Вдруг к нему наведываются гости: во-первых, алчные отпрыски, жаждущие поделить отцовское наследство; во-вторых, монахиня с бухгалтерским стажем и навыками экзорциста, которую пригласили помочь с финансами.
«Граф», вслед за недавней сокуровской «Сказкой», ещё одна притча о послесмертии диктатора, но выполненная в совершенно иной стилистике. Вместо архивных футажей и анимации тут используется эстетское ч/б, экспрессивная светотень, картинные мизансцены, отсылающие то к «Носферату», то к дрееровскому «Вампиру». Снял картину чилиец Пабло Ларраин — чуть ли не главный политолог современного арткино, не раз размышлявший об историческом прошлом своей родины («Вскрытие», «Нет») и об англо-американской власти, показанной через женскую оптику («Джеки», «Спенсер»).
«Граф» — ещё одна работа в жанре критического политпросвета, но с элементами чёрной комедии, городского фэнтези и даже боди-хоррора: режиссёр то и дело смакует в кадре раскрошенные черепа и вскрытые грудные клетки. Но, несмотря на такую мастерскую жанровую конфигурацию, симфония ужаса у Ларраина вышла слишком уж неторопливой и, как следствие, занудной — из-за бесконечных бухгалтерских диспутов, допросов про офшоры и вялой мелодраматической линии. Остаётся лишь надеяться, что ребут «Носферату» от Роберта Эггерса и студии A24, намеченный на 2024 год, будет живее и динамичнее.
“Создатель” (реж. Гарет Эдвардс)
2055 год. Злой ИИ учиняет в Лос-Анджелесе ядерный взрыв, который делит мир на два геополитических лагеря. С одной стороны — военизированный Запад, который жаждет уничтожить ИИ и управляет боевой космоплатформой NOMAD (эта «Звезда смерти» висит над Землёй и мечет ракеты со снайперской точностью).
С другой — Новая Азия, где люди мирно живут с ИИ и по мере сил сопротивляются агрессивной экспансии Запада. Американские ВС отправляют своего оперативника Джошуа Тейлора (Джон Дэвид Вашингтон) в новоазиатский тыл, чтобы он там отыскал Нирмату (гения-разработчика, который спроектировал ИИ) и ликвидировал его новое мегаоружие «Альфа», которое способно уничтожить NOMAD и, соответственно, внести ощутимый баланс в техновойну. По прибытии Джошуа выясняет, что «Альфа» — это робот-ребёнок, внешне неотличимый от человека, и что ИИ не такой злой, как казалось.
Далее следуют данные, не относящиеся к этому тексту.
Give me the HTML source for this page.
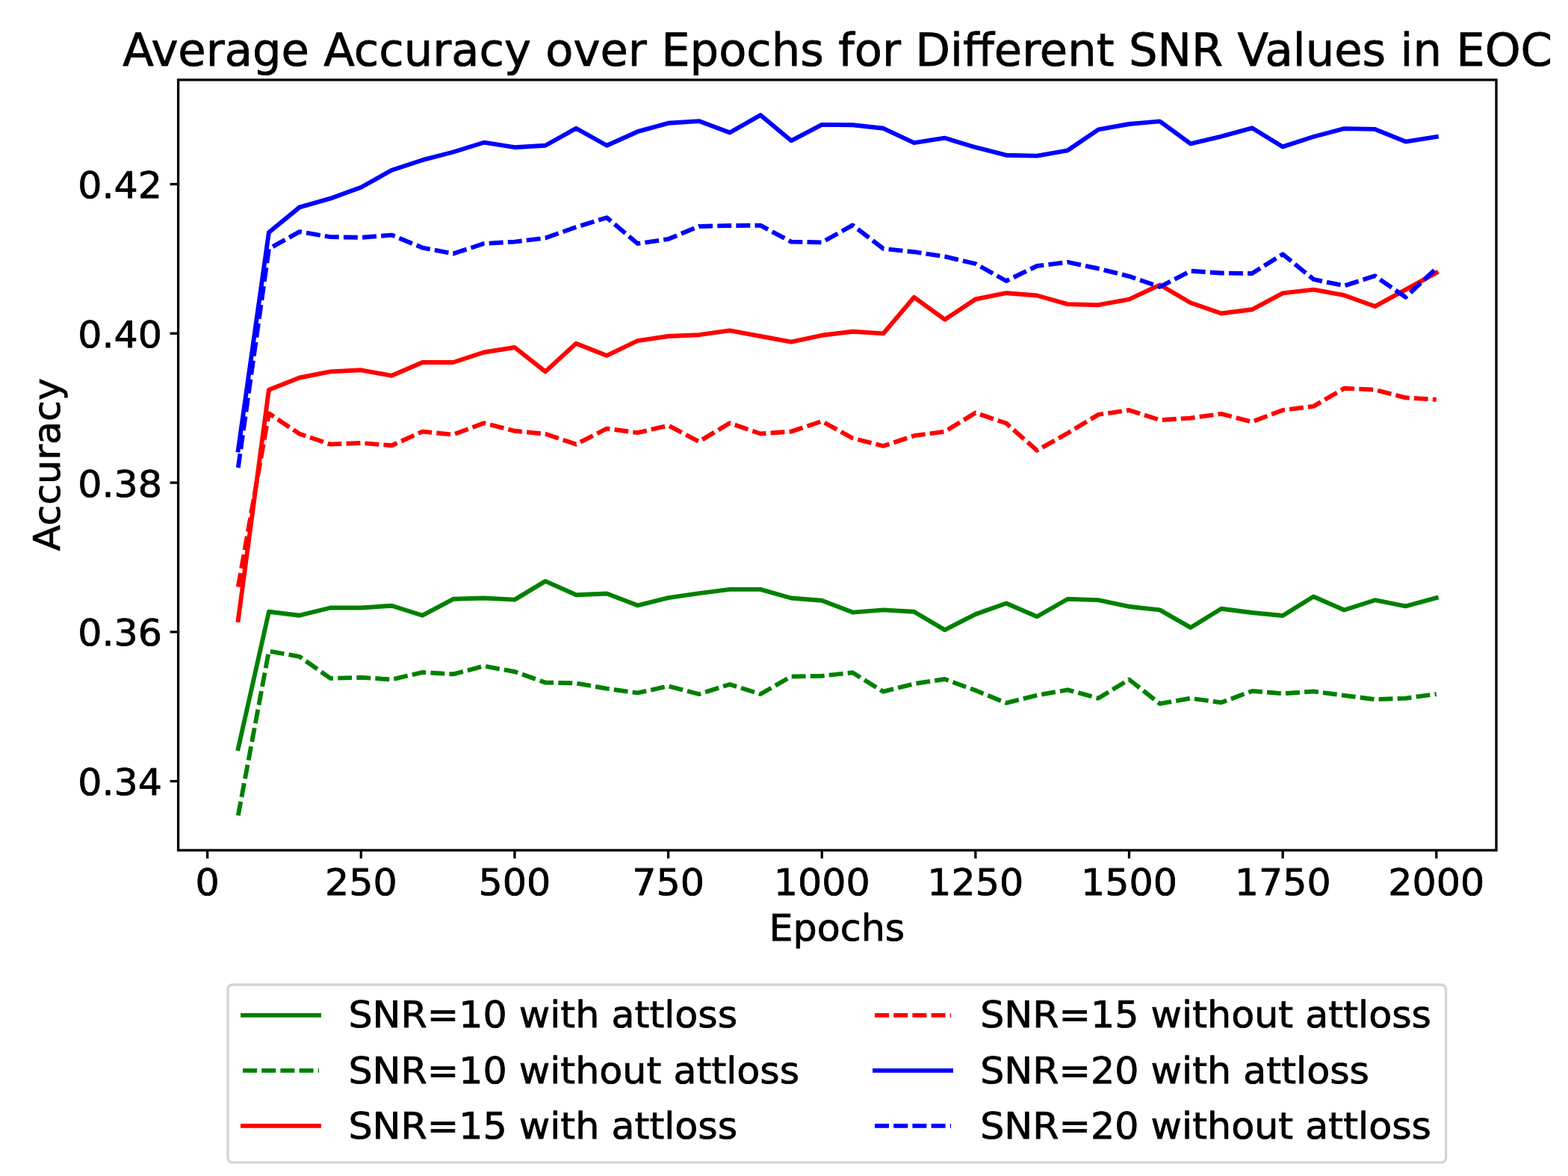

«Создатель» собран из штампов научно-фантастической классики: в нём сочетается философия «Блейдраннера», постгуманизм «Элизиума», образность «Звёздных войн» и наивный антиколониальный пафос «Аватара». Заимствования чувствуются и на визуальном уровне: в ночном марш-броске, показанном через тепловизор, мерещится классический «Хищник», а в ковровых бомбардировках юго-восточных тропиков — «Апокалипсис сегодня» Фрэнсиса Форда Копполы.
Снял картину британский визионер Гарет Эдвардс («Годзилла», «Изгой-один»), когда-то заявивший о себе инди-фантастикой
«Монстры». Та картина снималась с мизерным бюджетом, на натуре, поверх которой режиссёр в ходе постпродакшена накладывал CGI. «Создатель» снят в похожих партизанских условиях: получив на руки 80 миллионов долларов (для амбициозного сай-фая это довольно мало — обычно они стоят 200–300 миллионов), Эдвардс объездил с маленькой съёмочной группой весь Индокитай, а затем дорисовывал футуристический ландшафт на монтаже.
Надо сказать, нехватка бюджета никак не сказалась на результате: «Создатель», снятый оператором «Дюны» Грегом Фрейзером и озвученный музыкой Ханса Циммера, смотрится как отличный аттракцион, пусть и слегка вторичный, но совсем не уступающий по визуальному качеству предыдущим картинам Эдвардса.